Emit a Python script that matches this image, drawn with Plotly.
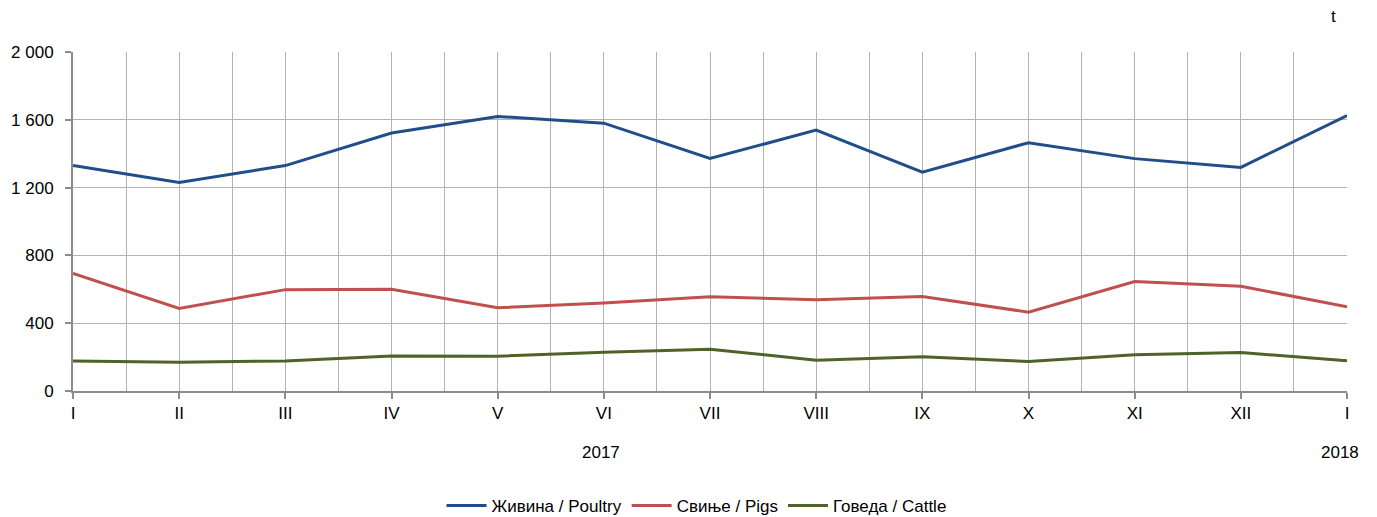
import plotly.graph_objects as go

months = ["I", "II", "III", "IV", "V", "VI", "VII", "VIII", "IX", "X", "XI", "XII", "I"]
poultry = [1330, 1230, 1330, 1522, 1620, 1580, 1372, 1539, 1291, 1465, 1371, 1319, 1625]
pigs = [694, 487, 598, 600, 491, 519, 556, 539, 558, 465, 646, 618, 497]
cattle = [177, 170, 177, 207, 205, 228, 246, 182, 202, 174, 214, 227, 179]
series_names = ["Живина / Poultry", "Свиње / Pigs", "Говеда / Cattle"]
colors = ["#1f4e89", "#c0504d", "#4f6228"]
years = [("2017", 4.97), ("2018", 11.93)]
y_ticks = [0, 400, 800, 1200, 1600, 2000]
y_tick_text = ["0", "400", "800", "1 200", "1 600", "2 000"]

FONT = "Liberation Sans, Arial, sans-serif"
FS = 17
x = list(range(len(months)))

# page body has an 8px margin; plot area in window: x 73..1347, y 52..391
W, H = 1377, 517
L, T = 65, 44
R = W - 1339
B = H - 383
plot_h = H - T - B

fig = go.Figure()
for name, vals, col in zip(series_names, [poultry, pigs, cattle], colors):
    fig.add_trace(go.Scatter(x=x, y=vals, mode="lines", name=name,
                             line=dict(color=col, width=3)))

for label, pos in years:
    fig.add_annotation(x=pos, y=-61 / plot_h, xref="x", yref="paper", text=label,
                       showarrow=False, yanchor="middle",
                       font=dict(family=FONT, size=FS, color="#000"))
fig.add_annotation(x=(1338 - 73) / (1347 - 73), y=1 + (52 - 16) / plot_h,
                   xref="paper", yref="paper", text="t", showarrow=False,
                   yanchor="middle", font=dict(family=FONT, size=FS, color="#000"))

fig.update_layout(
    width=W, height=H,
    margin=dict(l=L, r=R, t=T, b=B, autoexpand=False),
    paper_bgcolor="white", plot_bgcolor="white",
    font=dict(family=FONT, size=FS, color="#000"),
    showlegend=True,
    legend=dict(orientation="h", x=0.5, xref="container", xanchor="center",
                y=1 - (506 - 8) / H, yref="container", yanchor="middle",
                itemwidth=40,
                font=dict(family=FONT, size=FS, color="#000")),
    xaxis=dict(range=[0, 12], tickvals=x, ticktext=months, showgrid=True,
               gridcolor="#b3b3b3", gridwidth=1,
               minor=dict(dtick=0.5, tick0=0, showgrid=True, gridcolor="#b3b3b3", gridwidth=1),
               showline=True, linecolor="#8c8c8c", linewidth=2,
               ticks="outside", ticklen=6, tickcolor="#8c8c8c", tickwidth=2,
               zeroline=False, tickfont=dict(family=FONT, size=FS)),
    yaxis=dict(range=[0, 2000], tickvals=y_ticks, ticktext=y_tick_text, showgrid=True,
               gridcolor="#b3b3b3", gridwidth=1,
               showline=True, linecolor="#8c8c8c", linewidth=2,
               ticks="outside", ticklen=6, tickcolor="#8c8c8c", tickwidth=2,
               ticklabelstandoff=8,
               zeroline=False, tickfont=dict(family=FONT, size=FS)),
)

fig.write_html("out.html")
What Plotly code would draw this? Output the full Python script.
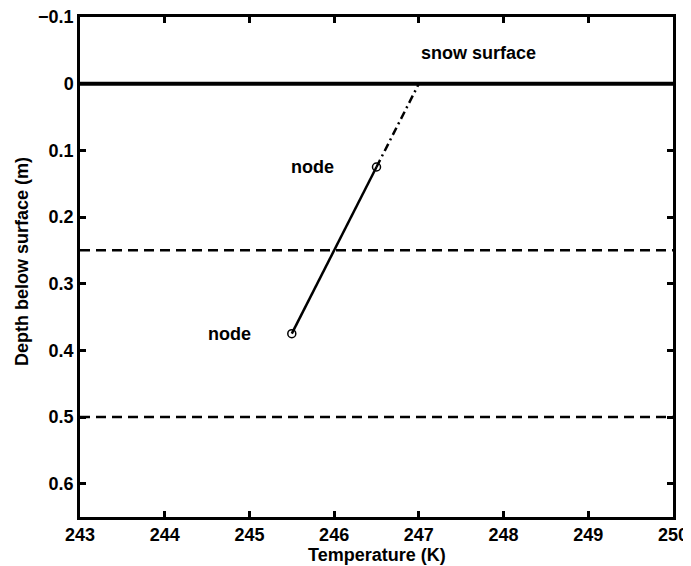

+===+

The request:
Please repeat exactly the data above from its first line to the line that contains "line=dict(color=col, width=3)))", inclusive, and leave every picture out.

Result of the exercise:
Emit a Python script that matches this image, drawn with Plotly.
import plotly.graph_objects as go

months = ["I", "II", "III", "IV", "V", "VI", "VII", "VIII", "IX", "X", "XI", "XII", "I"]
poultry = [1330, 1230, 1330, 1522, 1620, 1580, 1372, 1539, 1291, 1465, 1371, 1319, 1625]
pigs = [694, 487, 598, 600, 491, 519, 556, 539, 558, 465, 646, 618, 497]
cattle = [177, 170, 177, 207, 205, 228, 246, 182, 202, 174, 214, 227, 179]
series_names = ["Живина / Poultry", "Свиње / Pigs", "Говеда / Cattle"]
colors = ["#1f4e89", "#c0504d", "#4f6228"]
years = [("2017", 4.97), ("2018", 11.93)]
y_ticks = [0, 400, 800, 1200, 1600, 2000]
y_tick_text = ["0", "400", "800", "1 200", "1 600", "2 000"]

FONT = "Liberation Sans, Arial, sans-serif"
FS = 17
x = list(range(len(months)))

# page body has an 8px margin; plot area in window: x 73..1347, y 52..391
W, H = 1377, 517
L, T = 65, 44
R = W - 1339
B = H - 383
plot_h = H - T - B

fig = go.Figure()
for name, vals, col in zip(series_names, [poultry, pigs, cattle], colors):
    fig.add_trace(go.Scatter(x=x, y=vals, mode="lines", name=name,
                             line=dict(color=col, width=3)))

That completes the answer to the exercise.